I do know this about time, not when it began or will end, but it is a thief.
it does seem to take from us. but it gives to us too.
Sunrise, Sunset. R.I.P. Topal. May your memory be a blessing for family and worldwide friends and fans.
yes, he’ll always be associated with that role.
Time truly seems to be the biggest paradoxes of all. On one hand I know it doesn’t really exists: I believe it’s a limitation of our minds, i.e. we understand the world around us only in patterns. We cannot understand what is formless. This idea came to me by reading an essay on music by Arnold Schoenberg, whose music I don’t like and/or understand (almost no one does, either, not even the most famous composers who were even his friends). The “pattern theory” is his idea, not mine, but I have a hunch that he got the idea from some German philosopher.
Anyways, when you add to the above mentioned need for us to break down what is formless into hours, days, etc, the process of aging, as you mentioned before, then it becomes “time”. We see the effects of it: the dust that again settles on the furniture, no matter how many times you dust off the place (I don’t even bother anymore), etc…
I remain confused, yet I have this strange certainty that everything has a beginning and an end.

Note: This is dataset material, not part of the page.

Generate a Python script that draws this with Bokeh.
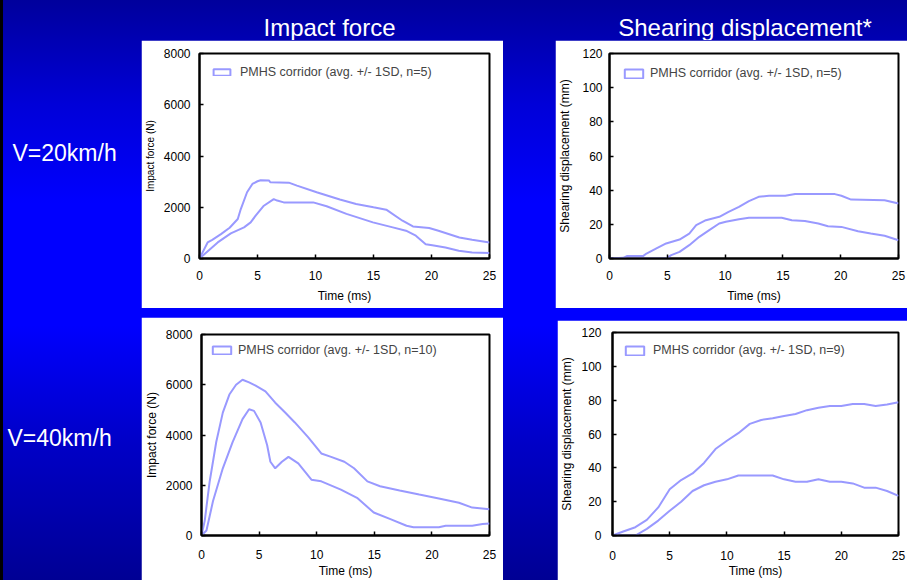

This too is contained in my idea of “time”, along with my reminiscing of childhood happiness.
It seems as if the more I stick my head into all this, the more puzzled I get.
In regard to “Sunrise, Sunset”….what a coincidence, I did not know (or remember, for I must have seen the play as a child) the song, but I spent several hours a few weeks ago on it at the piano as I was playing from an old songbook. The music and the lyrics opened an entire world for me.
Sorry about my ramblings, and thank you for reading!
Kind regards,
Luigi
i always enjoy reading your comments Luigi. And what a poignant song Sunrise/Sunset is.